Prisons: Drugs

(asked on 13th December 2022) - View Source

Question to the Ministry of Justice:

To ask the Secretary of State for Justice, what estimate he has made of the number of drug overdoses at prisons in each of the last three years.


Answered by
Damian Hinds Portrait
Damian Hinds
Minister of State (Education)
This question was answered on 19th December 2022

Year

Number of self-harm incidents due to drug overdoses

2019

2,295

2020

2,158

2021

2,273

We are committed to doing all we can to prevent deaths from drug overdoses in prison. We’ve outlined in both our Prisons Strategy Whitepaper and the Government’s 10-year drug strategy ‘From Harm to Hope’ (2021) how we will achieve this. We have committed to opening Drug Recovery Wings in prisons, introduced Problem Solving Courts and we supply life-saving naloxone medication to staff in prisons and in Approved Premises to help prevent unnecessary opioid deaths.

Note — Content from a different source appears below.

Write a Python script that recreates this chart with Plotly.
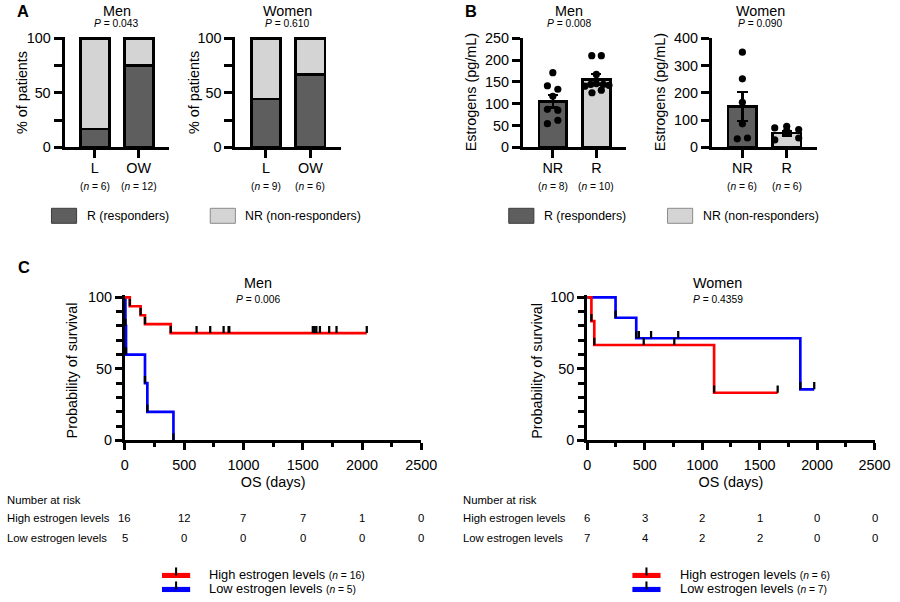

Naloxone is a medication used to reverse or reduce the effects of opioids. It is currently carried by healthcare staff in prisons to administer where opiate overdose is suspected.

We propose to implement Naloxone in all prisons and probation sites in England and Wales and to train all new entrants and 30% of existing staff to administer Naloxone and to recognise the signs of overdose. Existing staff will be asked to volunteer to administer Naloxone.

Consistent with National Statistics on these prison incidents, as published in Safety in Custody, figures do not include incidents in Secure Training Centres.

In prisons, as in the community, it is not possible to count self-harm incidents with absolute accuracy.

In prison custody, however, such incidents are more likely to be detected and counted. Care needs to be taken when comparing figures shown here with other sources where data may be less complete.

Incidents where self-harm was due to a drug overdose can include multiple individuals; the figures in the table count the number of incidents where an overdose occurred rather than the number of individuals that overdosed.

Includes self-harm options listed as "illegal drugs", "own medication" and "other persons medication"

Data Sources and Quality

These figures have been drawn from the HMPPS Incident Reporting System. Care is taken when processing and analysing returns but the detail is subject to the inaccuracies inherent in any large scale recording system. Although shown to the last case, the figures may not be accurate to that level.

The data only includes self-harm incidents collated centrally; identifying any wider incidents that lead to a hospitalisation and have a connection to drugs would exceed the cost threshold as it would require reading through the text of each incident.

For a breakdown of Self Inflicted Deaths by method (including overdose), please see section 1.8 in the below published data from Safety in Custody: https://assets.publishing.service.gov.uk/government/uploads/system/uploads/attachment_data/file/1113633/Deaths_in_prison_custody_1978_to_2021.xlsx

Table 1.1 in the above publication gives the number of other/non-natural deaths per year.

In the case of drug related deaths where no intent to self-harm has been discovered, the death has been classified as “Other: Non-natural”, however this category also includes other accidental deaths where drugs were not present.

‘Other: Non-Natural’ deaths include accidental and other difficult to classify deaths including those for which further information is awaited. Some of the most recent two years figures are expected to be reclassified as natural causes or self-inflicted deaths.